Now let's take a look at just the first eight measures and compare them to, what the heck, the first eight measures of the Symphony No. 88 of Haydn (mainly because we just looked at them yesterday). Here is the first page:
And from the next page:
You will note that there are actually ten measures in my selection, plus the downbeat of measure eleven. This is because the movement begins with two measures of introduction with the E tremolando in the violas. The phrase proper begins in measure three and continues to the downbeat of measure eleven (at least the harmony does!). So what is going on here? The key of the symphony is given on the title page as A major, but the key here (and throughout the finale, right to the end) is A minor, no sharps or flats. The reason for this is, ever since Schubert, composers tended to regard both the major and minor modes with the same tonic, as all pertaining to the same tonality and equally accessible.
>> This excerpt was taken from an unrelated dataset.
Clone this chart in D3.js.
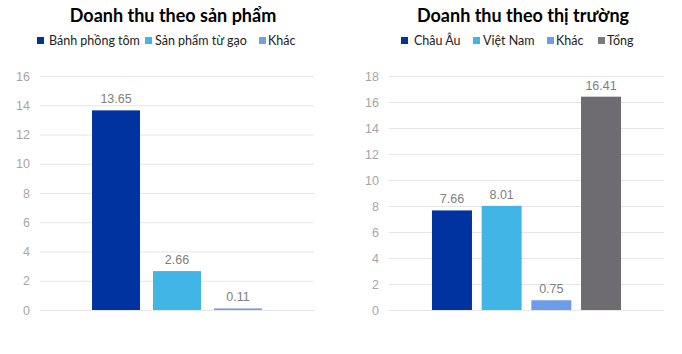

The violas hold a tremolando on the dominant (E) for the whole of this passage (a viola-playing friend of mine complains that she once had to sustain a similar tremolando for 350 measures in a Bruckner symphony). The cellos and basses have a descending sequence pizzicato going from ii to V and then repeating. Their harmony ends on V (E) on the first beat of measure eleven. There is a secondary melody in the clarinet that winds around E as well (remember, this is a transposing instrument in A), and touches briefly on the tonic. The main melody is found in the violins, doubling in octaves. Apart from some escape tones and brief scale passages, the tune is built around a 6-5 appoggiatura (from F to E). Then a 9-8 (from A to G over a G harmony), then it speeds up a bit in measure ten where there are parallel 7ths, resolving to a subdominant in first inversion, then, as I said, ending on the dominant.
The whole theme, if I might call it that, is essentially prolonged dominant harmony. Remember how I mentioned that Bruckner tended to be just a tad obsessed with how Beethoven began his Symphony No. 9? Well here, for comparison, is the beginning of that score:
|Click to enlarge|
Hmm, lessee, key is D minor and we have sustained tremolando A and E which outline which harmony? That's right, the dominant! I certainly don't want to make too much of this, but so many, many symphonists in the 19th century just cannot seem to get away from the Beethovenian kind of opening. It is just so much more portentous (cough pretentious cough) than the simple, crisp kind of theme that Haydn liked to use. But like, I say, I don't want to make too much of it. I just thought it would be fun to look at a little bit of a Bruckner moment. It takes just so much time to analyse a whole hour-long symphony!